The tax office forced the provider to pay a charge for payments made to clients who took money out of their self-invested personal pension (Sipp).

HMRC had considered a loan payment that Sippchoice had made to a number of clients as unauthorised and forced the provider to pay a fee, which the provider subsequently appealed.

Sippchoice managing director Hyman Wolanski said the company was charged a scheme sanction fee by HMRC because of loans that had been made to members of the provider’s Sipp, unknown to the company.

These loans were held to be made in connection with the investments made by their pension funds.
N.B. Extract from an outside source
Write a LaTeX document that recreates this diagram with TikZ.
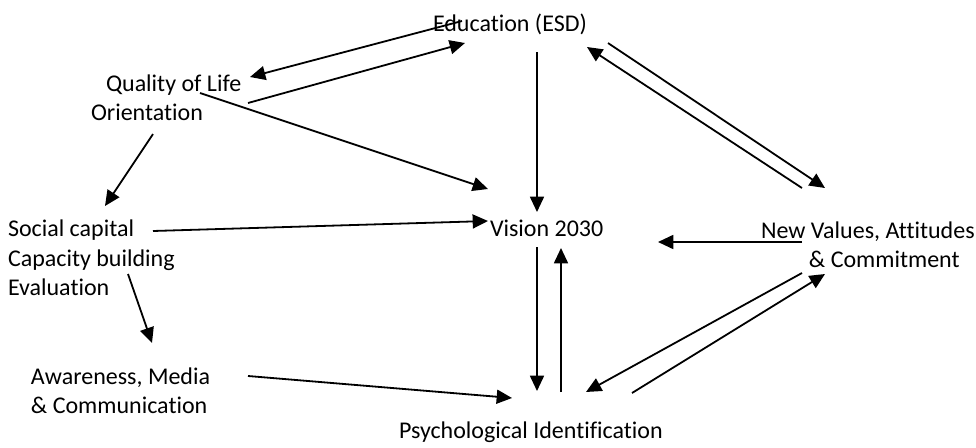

“As a consequence of that HMRC treat those loans, albeit they’re nothing to do with the pension fund directly, as if they were made by the pension fund to the members and therefore the loans are unauthorised payments,” Mr Wolanski said.

“It’s quite an odd situation. It’s a deemed payment from the pension fund, not an actual one.”

Registered pension schemes are allowed to make payments to scheme members, but if HMRC deems the payment to be unauthorised then it can impose a 40 per cent charge to income on the pension scheme provider.

Court documents stated the scheme sanction charges at issue in this case arose out of an alleged pensions liberation scheme, which allows members of a pension scheme to access their pension funds as a loan before age 55.

The scheme aimed to allow individuals access to their savings without being subject to a tax charge under the unauthorised payments regime.